The .30-06, 7mm Remington Magnum and .300 Winchester Magnum are so powerful that any difference in range and terminal power that may relate to bullet BC is hardly important at all. I believe the hunter using any of these on Class 3 game (or, perhaps, Class 4 predators) should make load selection based on the bullet design that is most suited to the specific quarry, with only secondary attention to whether the bullet used has a low or high BC.
In cases where high BC bullets do not give a definite, needed boost to downrange performance, shooting expense generally favors using loads with common, lower BC bullets.
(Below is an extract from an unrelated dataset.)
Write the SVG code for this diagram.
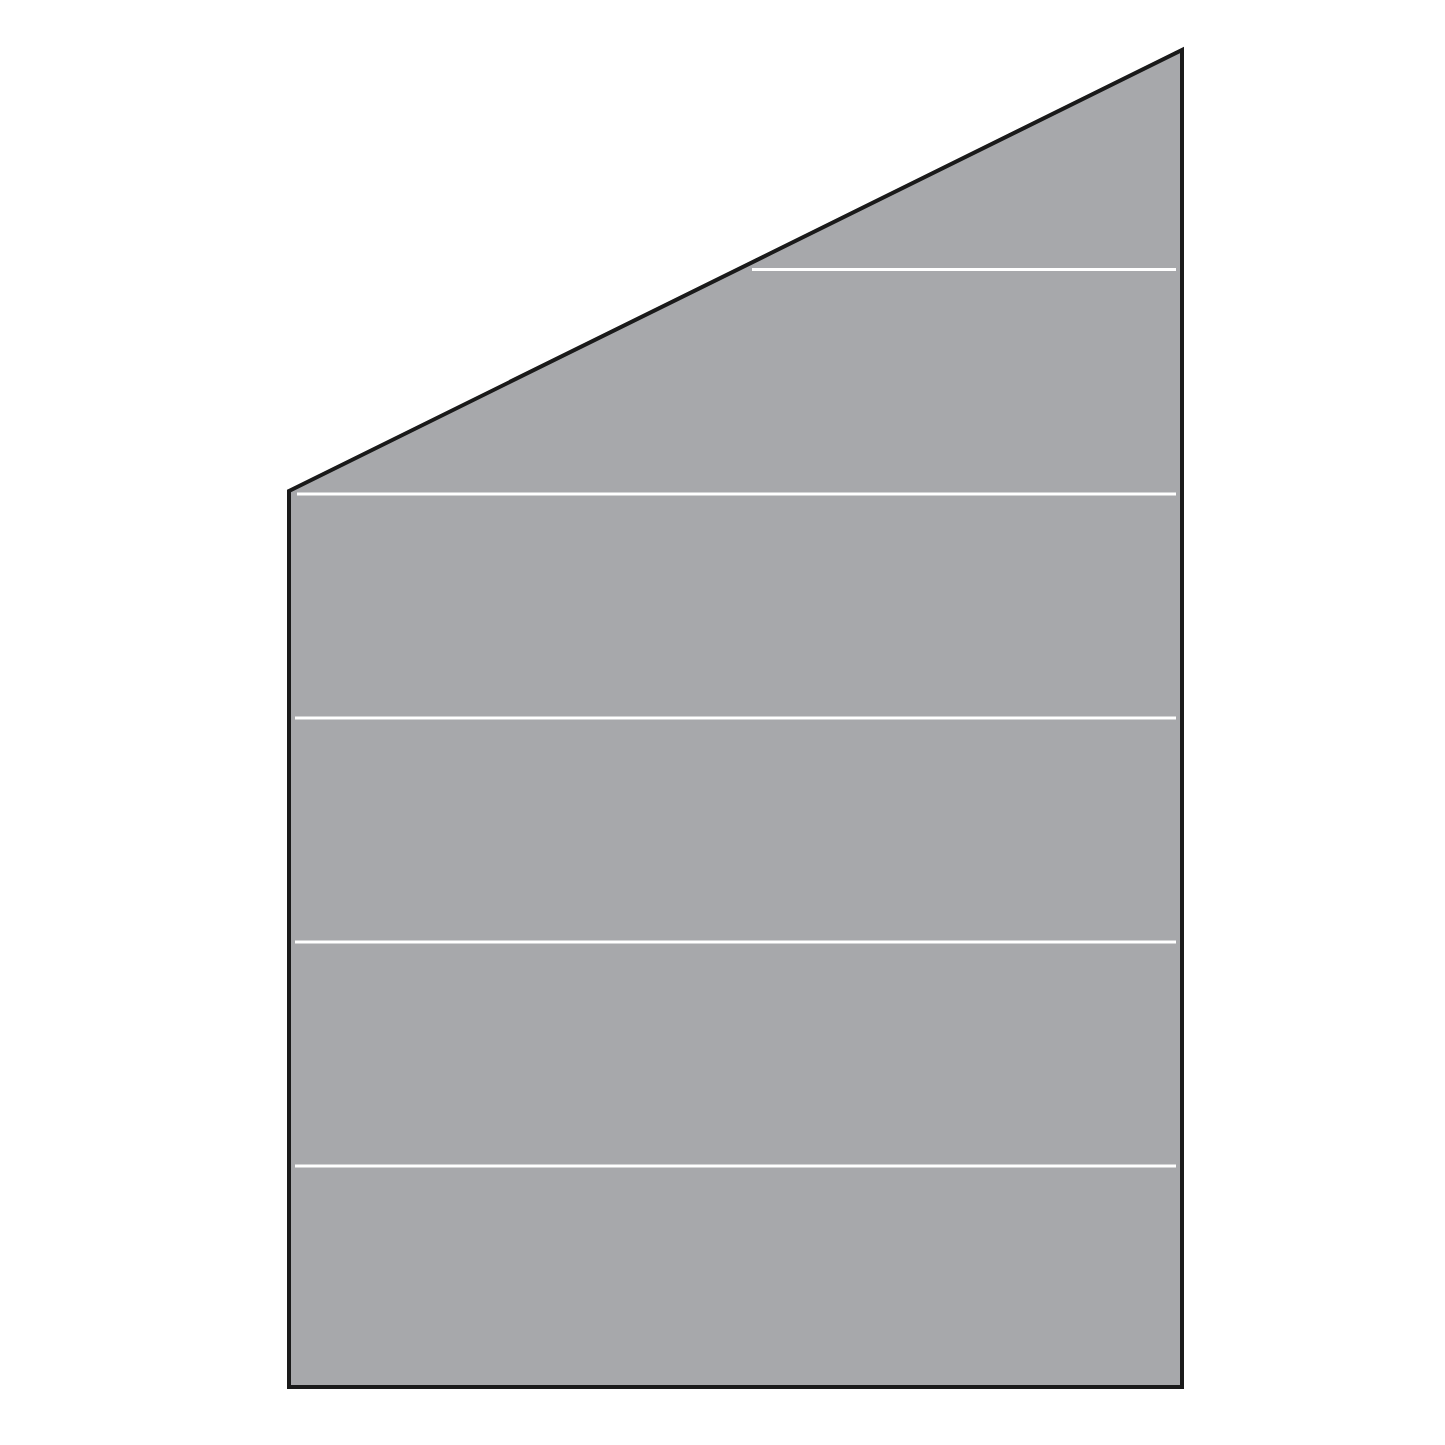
<svg xmlns="http://www.w3.org/2000/svg" width="1445" height="1445" viewBox="0 0 1445 1445">
<style>
.panel{fill:#a7a8ab;stroke:#1a1a1a;stroke-width:4;stroke-linejoin:miter}
.seam{stroke:#ffffff;stroke-width:3;fill:none}
</style>
<rect width="1445" height="1445" fill="#ffffff"/>
<g id="panel">
<polygon class="panel" points="289,491 1182,50 1182,1387 289,1387"/>
</g>
<g id="seams">
<line class="seam" x1="752" y1="269.5" x2="1176" y2="269.5"/>
<line class="seam" x1="297" y1="494" x2="1176" y2="494"/>
<line class="seam" x1="295" y1="718" x2="1176" y2="718"/>
<line class="seam" x1="295" y1="942" x2="1176" y2="942"/>
<line class="seam" x1="295" y1="1166" x2="1176" y2="1166"/>
</g>
</svg>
Here are two examples.
Dedicated varmint hunters are high volume shooters who often reload. The 55 grain Sierra SMP and Nosler E-Tip bullets cited as low and high BC .224 bullets have MSRPs of $22.53 per 100 for the Sierra bullet, $26.45 per 50 for the E-Tip. This difference in bullet cost clearly favors using the Sierra bullet, unless one really needs the 10 to 15 yards of added MPBR that the Nosler bullet provides.
A .308 Winchester has been my main deer rifle for many years. I never take shots over 200 yards and most of the deer I have taken have been at under 100 yards. Common factory ammunition, using 150 grain jacketed soft point bullets (BCs about .31 for most common JSP spitzer, flat-base bullets) generally costs $20 to $25 per box of 20. By comparison, premium loads using high BC 150 grain bullets (e.g., Nosler E-Tip, Federal Trophy Copper, both BC = .469) cost about twice as much. Since I take my shots well within the MPBR range of the standard loads, with very dependable results, I have no incentive to use the much more expensive premium ammo in my deer rifle.
Makers and marketers of bullets and ammunition would like you to buy expensive premium ammo with high-BC bullets, or those same deluxe bullets for reloading. Whether you actually need such products for your hunting situation is worth considering.